As of end of 2014, coal accounted for about five percent of the value of mineral output although it plays a key role in the energy sector.

According to the survey it is projected that coal output would grow to 4.8 million tonnes in 2016. However, cost drivers continue to weigh down progress with labour, power and contractor costs as major draw backs.

Survey findings also show that production costs trended upwards in the last five years and are estimated at $69.4/ton by 2015, up from $32/ton in 2010 while prices for the commodity have trended downwards since 2011 to reach a low of around $59/ton last year from a peak of $121.4/ton.

As a result profitability of the sector has progressively declined from a peak of 86.3 percent per tonne in 2010 to negative 10.5 percent in 2014 with maintained losses in 2015.

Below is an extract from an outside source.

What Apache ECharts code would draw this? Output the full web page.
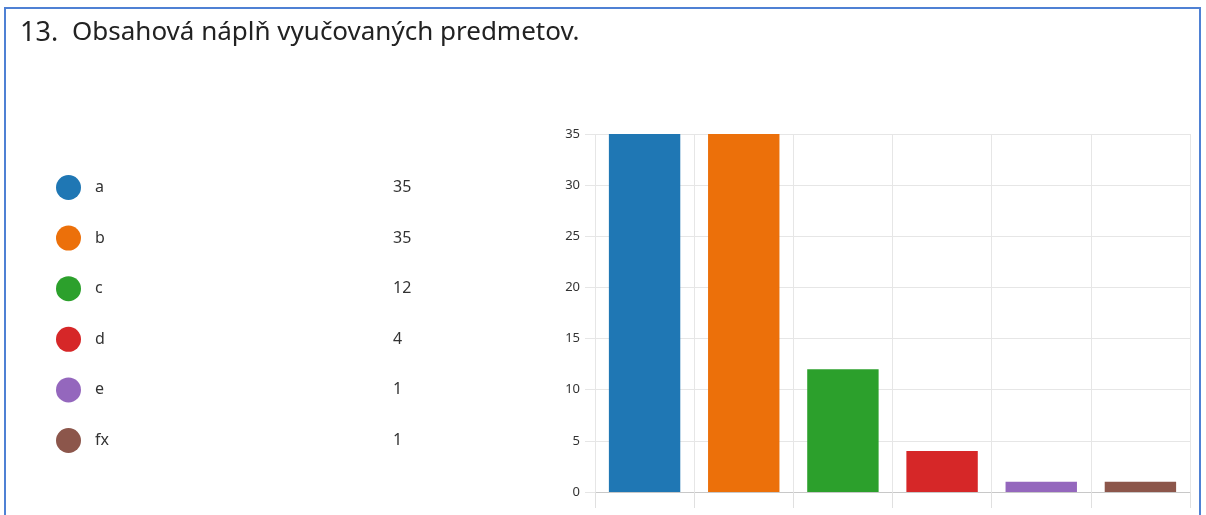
<!DOCTYPE html>
<html>
<head>
<meta charset="utf-8">
<script src="https://cdn.jsdelivr.net/npm/echarts@6/dist/echarts.min.js"></script>
<style>
  html, body { margin: 0; padding: 0; background: #fff; }
  #chart { width: 1206px; height: 515px; }
</style>
</head>
<body>
<div id="chart"></div>
<script>
const categories = ['a', 'b', 'c', 'd', 'e', 'fx'];
const values = [35, 35, 12, 4, 1, 1];
const colors = ['#1f77b4', '#ec700a', '#2ca02c', '#d62728', '#9467bd', '#8c564b'];
const yTicks = [0, 5, 10, 15, 20, 25, 30, 35];

const chart = echarts.init(document.getElementById('chart'));

// one series per category so the legend lists them; they share one slot
const series = categories.map((name, i) => ({
  name: name,
  type: 'bar',
  barGap: '-100%',
  barCategoryGap: '28%',
  itemStyle: { color: colors[i] },
  data: categories.map((c, j) => (j === i ? values[i] : '-'))
}));

const option = {
  animation: false,
  color: colors,
  textStyle: { fontFamily: 'Noto Sans' },
  graphic: [
    {
      type: 'rect',
      shape: { x: 5, y: 8, width: 1195, height: 520 },
      style: { fill: 'none', stroke: '#4f81d4', lineWidth: 2 }
    },
    {
      type: 'text',
      left: 20,
      top: 20,
      style: { text: '13.', font: '27px "Noto Sans"', fill: '#222' }
    },
    {
      type: 'text',
      left: 72,
      top: 20,
      style: { text: 'Obsahová náplň vyučovaných predmetov.', font: '26px "Noto Sans"', fill: '#222' }
    }
  ],
  legend: {
    orient: 'vertical',
    left: 56,
    top: 175,
    padding: 0,
    icon: 'circle',
    itemWidth: 25,
    itemHeight: 25,
    itemGap: 25.6,
    data: categories,
    formatter: name => '{n|' + name + '}{v|' + values[categories.indexOf(name)] + '}',
    textStyle: {
      rich: {
        n: { width: 298, fontSize: 16, color: '#333', padding: [0, 0, 0, 9] },
        v: { fontSize: 16, color: '#333' }
      }
    },
    selectedMode: false
  },
  grid: { left: 595, right: 16, top: 134, bottom: 23 },
  xAxis: {
    type: 'category',
    data: categories,
    axisLine: { lineStyle: { color: '#c8c8c8' } },
    axisTick: { show: true, length: 16, lineStyle: { color: '#e0e0e0' } },
    axisLabel: { show: false },
    splitLine: { show: true, lineStyle: { color: '#e6e6e6' } }
  },
  yAxis: {
    type: 'value',
    min: yTicks[0],
    max: yTicks[yTicks.length - 1],
    interval: 5,
    axisLine: { show: false },
    axisTick: { show: true, length: 10, lineStyle: { color: '#e6e6e6' } },
    axisLabel: { color: '#333', fontSize: 13, margin: 15 },
    splitLine: { lineStyle: { color: '#e6e6e6' } }
  },
  series: series
};

chart.setOption(option);
</script>
</body>
</html>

Mining executives who participated in the survey cited numerous bottlenecks behind the challenges facing the sector. These include legacy debts, obsolete equipment, shortage and high cost of capital and depressed coal prices on the international market.

Some of the equipment in the coal sector has outlived its useful economic life and has led to output losses due to downtime arising from machine breakdowns and repairs. The equipment is also inefficient leading to high production costs.

Between 2010 and 2015, the government issued 22 Special Grants for coal and coal-bed methane (CBM) exploration. By the end of 2015, only one Special Grant was current, the survey reported.

Vast prospects of coal-bed methane gas have also been discovered in the Hwange/Lupane basins but exploitation of the resource is yet to start.

Open cast and underground mining are generally two methods applied in coal mining.

Once the biggest coal producer, HCCL owes millions of dollars to its different creditors who include workers. This has heightened tensions and negatively affected the morale of workers, forcing some to take legal action in order to get their outstanding pay.

Of late workers have won the bid to attach the company property while some are pushing to have the company placed under judicial management.

The government is pushing for increased beneficiation and value addition in all primary resource industries including coal, as part of measures to increase earnings and preserve jobs.

Active coal producers already operate various value addition and beneficiation plants which produce a wide range of products. The coal beneficiation plants include crushing facilities, coal washing machines and coke batteries to process coal into coke.

Zimbabwe’s coal industry produces thermal coal (24.5 percent ash) for power generation and coking coal (15 percent ash) used in blast furnaces.

Thermal coal feeds into the Hwange Power Station which has an installed generation capacity of 920MW and three smaller coal-fired power generation plants located in Harare, Bulawayo and Munyati.